Start Supplied records
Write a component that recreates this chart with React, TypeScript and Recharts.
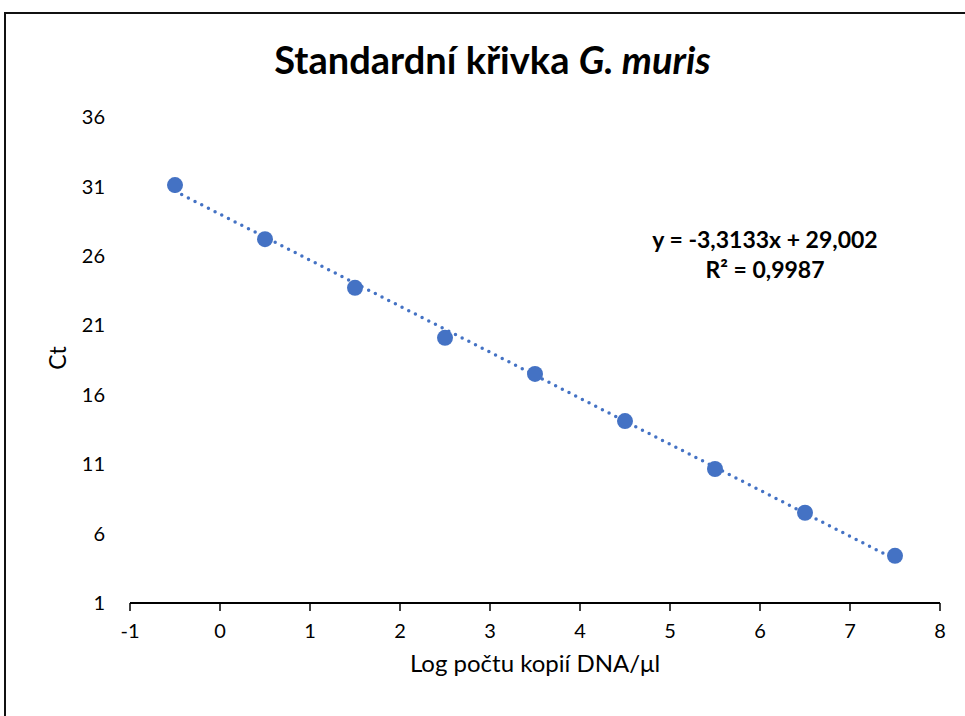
import { Scatter, ScatterChart, XAxis, YAxis } from "recharts";

// log copy number vs Ct
const logCopies = [-0.5, 0.5, 1.5, 2.5, 3.5, 4.5, 5.5, 6.5, 7.5];
const ctValues = [31.1, 27.2, 23.7, 20.1, 17.5, 14.1, 10.65, 7.5, 4.4];

// linear trendline ends (y = -3,3133x + 29,002)
const trendX = [-0.5, 7.5];
const trendY = [30.66, 4.15];

const xTicks = [-1, 0, 1, 2, 3, 4, 5, 6, 7, 8];
const yTicks = [1, 6, 11, 16, 21, 26, 31, 36];

const points = logCopies.map((x, i) => ({ x, y: ctValues[i] }));
const trend = trendX.map((x, i) => ({ x, y: trendY[i] }));

const BLUE = "#4472C4";
const FONT = "Lato, 'Open Sans', sans-serif";

export default function App() {
  return (
    <div
      style={{
        position: "absolute",
        left: 0,
        top: 0,
        width: 965,
        height: 716,
        overflow: "hidden",
        background: "#fff",
        fontFamily: FONT,
      }}
    >
      <div
        style={{
          position: "absolute",
          left: 4,
          top: 12,
          width: 1100,
          height: 900,
          border: "2px solid #111",
        }}
      />
      <div
        style={{
          position: "absolute",
          left: 0,
          width: 985,
          top: 36,
          textAlign: "center",
          fontSize: 38,
          fontWeight: 700,
          color: "#000",
        }}
      >
        Standardní křivka <i>G. muris</i>
      </div>
      <div
        style={{
          position: "absolute",
          left: 640,
          width: 250,
          top: 224,
          textAlign: "center",
          fontSize: 23,
          fontWeight: 700,
          lineHeight: "30px",
          color: "#000",
        }}
      >
        <div>y = -3,3133x + 29,002</div>
        <div>R² = 0,9987</div>
      </div>
      <div
        style={{
          position: "absolute",
          left: 130,
          width: 810,
          top: 648,
          textAlign: "center",
          fontSize: 24,
          color: "#000",
        }}
      >
        Log počtu kopií DNA/μl
      </div>
      <div
        style={{
          position: "absolute",
          left: 57,
          top: 358,
          transform: "translate(-50%, -50%) rotate(-90deg)",
          fontSize: 23,
          color: "#000",
        }}
      >
        Ct
      </div>
      <ScatterChart
        width={965}
        height={716}
        margin={{ top: 117, right: 25, bottom: 0, left: 0 }}
        style={{ position: "absolute", left: 0, top: 0 }}
      >
        <XAxis
          type="number"
          dataKey="x"
          domain={[-1, 8]}
          ticks={xTicks}
          height={113}
          axisLine={{ stroke: "#000", strokeWidth: 2 }}
          tickLine={{ stroke: "#000", strokeWidth: 1.5 }}
          tickSize={8}
          tickMargin={13}
          tick={{ fill: "#000", fontSize: 20, fontFamily: FONT }}
          allowDataOverflow
        />
        <YAxis
          type="number"
          dataKey="y"
          domain={[1, 36]}
          ticks={yTicks}
          width={130}
          axisLine={false}
          tickLine={false}
          tickSize={0}
          tickMargin={25}
          tick={{ fill: "#000", fontSize: 20, fontFamily: FONT }}
          allowDataOverflow
        />
        <Scatter
          data={trend}
          line={{
            stroke: BLUE,
            strokeWidth: 3.5,
            strokeDasharray: "0 7.5",
            strokeLinecap: "round",
          }}
          lineType="joint"
          shape={() => <g />}
          isAnimationActive={false}
        />
        <Scatter
          data={points}
          shape={(p: any) => <circle cx={p.cx} cy={p.cy} r={8} fill={BLUE} />}
          isAnimationActive={false}
        />
      </ScatterChart>
    </div>
  );
}
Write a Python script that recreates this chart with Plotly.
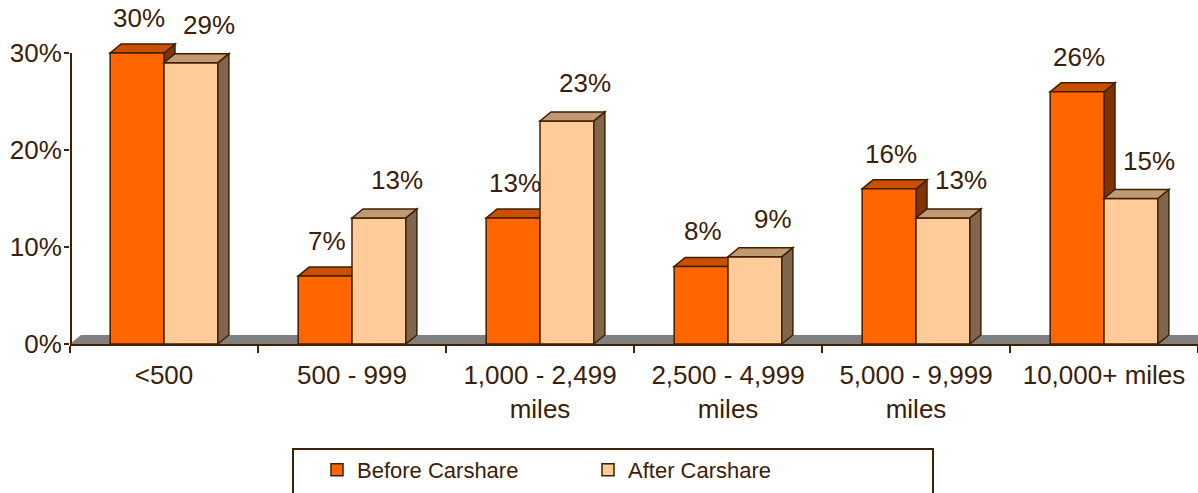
import plotly.graph_objects as go

# ---------------- data ----------------
categories = ["<500", "500 - 999", "1,000 - 2,499<br>miles", "2,500 - 4,999<br>miles",
              "5,000 - 9,999<br>miles", "10,000+ miles"]
before = [30, 7, 13, 8, 16, 26]
after = [29, 13, 23, 9, 13, 15]
series_names = ["Before Carshare", "After Carshare"]
y_ticks = [0, 10, 20, 30]

# ---------------- style ----------------
W, H = 1198, 493
ML, MR, MT, MB = 70, 0, 0, 149
FONT = "Liberation Sans, Arial, sans-serif"
TXT = "#3A2008"
OUTLINE = "#402000"
FRONT = ["#FF6600", "#FFCC99"]
TOP = ["#C85000", "#C09A72"]
SIDE = ["#803300", "#80664D"]
FLOOR = "#808080"

n = len(categories)
plot_w = W - ML - MR
plot_h = H - MT - MB
px_per_x = plot_w / n
px_per_pct = 9.7
y_max = plot_h / px_per_pct

BARGAP = 0.427
bw = (1 - BARGAP) / 2
DX = 11 / px_per_x
DY = 9 / px_per_pct
LABEL_XSHIFT = [2, 18]
LABEL_YSHIFT = [35, 38]

xs = list(range(n))
series = [before, after]

fig = go.Figure()
for k, (name, vals) in enumerate(zip(series_names, series)):
    fig.add_trace(go.Bar(
        x=xs, y=vals, name=name,
        marker=dict(color=FRONT[k], line=dict(color=OUTLINE, width=1.5)),
        hoverinfo="skip",
    ))

shapes = []
# floor
shapes.append(dict(type="path", xref="x", yref="y", layer="below",
                   path=f"M{-0.5},0 L{n-0.5},0 L{n-0.5+DX},{DY} L{-0.5+DX},{DY} Z",
                   fillcolor=FLOOR, line=dict(width=0)))


def faces(k, i, v):
    if k == 0:
        x0, x1 = i - bw, i
    else:
        x0, x1 = i, i + bw
    layer = "below" if k == 0 else "above"
    top = dict(type="path", xref="x", yref="y", layer=layer,
               path=f"M{x0},{v} L{x1},{v} L{x1+DX},{v+DY} L{x0+DX},{v+DY} Z",
               fillcolor=TOP[k], line=dict(color=OUTLINE, width=1.5))
    side = dict(type="path", xref="x", yref="y", layer=layer,
                path=f"M{x1},0 L{x1+DX},{DY} L{x1+DX},{v+DY} L{x1},{v} Z",
                fillcolor=SIDE[k], line=dict(color=OUTLINE, width=1.5))
    return [side, top]


for k, vals in enumerate(series):
    for i, v in enumerate(vals):
        shapes.extend(faces(k, i, v))

# y axis line (only up to the top tick)
shapes.append(dict(type="line", xref="x", yref="y", layer="above",
                   x0=-0.5 + 1 / px_per_x, x1=-0.5 + 1 / px_per_x, y0=0, y1=max(y_ticks),
                   line=dict(color=OUTLINE, width=2)))


def px2paper_x(p):
    return (p - ML) / plot_w


def px2paper_y(p):
    return (MT + plot_h - p) / plot_h


# legend frame
shapes.append(dict(type="rect", xref="paper", yref="paper",
                   x0=px2paper_x(293), x1=px2paper_x(933),
                   y0=px2paper_y(449), y1=px2paper_y(510),
                   line=dict(color=OUTLINE, width=2), fillcolor="rgba(0,0,0,0)"))

annotations = []
for k, vals in enumerate(series):
    for i, v in enumerate(vals):
        xc = i - bw / 2 if k == 0 else i + bw / 2
        annotations.append(dict(x=xc, y=v, xref="x", yref="y", text=f"{v}%",
                                showarrow=False, xanchor="center", yanchor="middle",
                                xshift=LABEL_XSHIFT[k], yshift=LABEL_YSHIFT[k],
                                font=dict(family=FONT, size=26, color=TXT)))

fig.update_layout(
    width=W, height=H,
    margin=dict(l=ML, r=MR, t=MT, b=MB, pad=0, autoexpand=False),
    paper_bgcolor="white", plot_bgcolor="white",
    barmode="group", bargap=BARGAP, bargroupgap=0,
    shapes=shapes, annotations=annotations,
    showlegend=True,
    legend=dict(orientation="h", x=px2paper_x(317), xanchor="left",
                y=px2paper_y(449), yanchor="top",
                entrywidth=226, entrywidthmode="pixels",
                borderwidth=0, bgcolor="rgba(0,0,0,0)",
                font=dict(family=FONT, size=22, color=TXT)),
    font=dict(family=FONT, color=TXT),
    hovermode=False,
)

fig.update_xaxes(
    range=[-0.5, n - 0.5], tickmode="array", tickvals=xs, ticktext=categories,
    ticks="", ticklabelstandoff=7, automargin=False,
    tickfont=dict(family=FONT, size=26, color=TXT),
    showline=True, linecolor=OUTLINE, linewidth=2,
    showgrid=False, zeroline=False,
    minor=dict(tickmode="array", tickvals=[i - 0.5 for i in range(n + 1)],
               ticks="outside", ticklen=7, tickwidth=2, tickcolor=OUTLINE, showgrid=False),
)
fig.update_yaxes(
    range=[0, y_max], tickmode="array", tickvals=y_ticks,
    ticktext=[f"{t}%" for t in y_ticks],
    ticks="outside", ticklen=5, tickwidth=2, tickcolor=OUTLINE, automargin=False,
    ticklabelstandoff=-3,
    tickfont=dict(family=FONT, size=26, color=TXT),
    showline=False, showgrid=False, zeroline=False,
)

fig.write_html("out.html", config={"displayModeBar": False, "staticPlot": True},
               post_script="document.body.style.margin='0';document.body.style.overflow='hidden';")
End Supplied records
## Task brief
Every line from the one containing "Write a Python" through the one containing "fillcolor=FLOOR, line=dict(width=0)))" should be quoted exactly, and no other lines; keep pictures out of the copy.

## Solution
Write a Python script that recreates this chart with Plotly.
import plotly.graph_objects as go

# ---------------- data ----------------
categories = ["<500", "500 - 999", "1,000 - 2,499<br>miles", "2,500 - 4,999<br>miles",
              "5,000 - 9,999<br>miles", "10,000+ miles"]
before = [30, 7, 13, 8, 16, 26]
after = [29, 13, 23, 9, 13, 15]
series_names = ["Before Carshare", "After Carshare"]
y_ticks = [0, 10, 20, 30]

# ---------------- style ----------------
W, H = 1198, 493
ML, MR, MT, MB = 70, 0, 0, 149
FONT = "Liberation Sans, Arial, sans-serif"
TXT = "#3A2008"
OUTLINE = "#402000"
FRONT = ["#FF6600", "#FFCC99"]
TOP = ["#C85000", "#C09A72"]
SIDE = ["#803300", "#80664D"]
FLOOR = "#808080"

n = len(categories)
plot_w = W - ML - MR
plot_h = H - MT - MB
px_per_x = plot_w / n
px_per_pct = 9.7
y_max = plot_h / px_per_pct

BARGAP = 0.427
bw = (1 - BARGAP) / 2
DX = 11 / px_per_x
DY = 9 / px_per_pct
LABEL_XSHIFT = [2, 18]
LABEL_YSHIFT = [35, 38]

xs = list(range(n))
series = [before, after]

fig = go.Figure()
for k, (name, vals) in enumerate(zip(series_names, series)):
    fig.add_trace(go.Bar(
        x=xs, y=vals, name=name,
        marker=dict(color=FRONT[k], line=dict(color=OUTLINE, width=1.5)),
        hoverinfo="skip",
    ))

shapes = []
# floor
shapes.append(dict(type="path", xref="x", yref="y", layer="below",
                   path=f"M{-0.5},0 L{n-0.5},0 L{n-0.5+DX},{DY} L{-0.5+DX},{DY} Z",
                   fillcolor=FLOOR, line=dict(width=0)))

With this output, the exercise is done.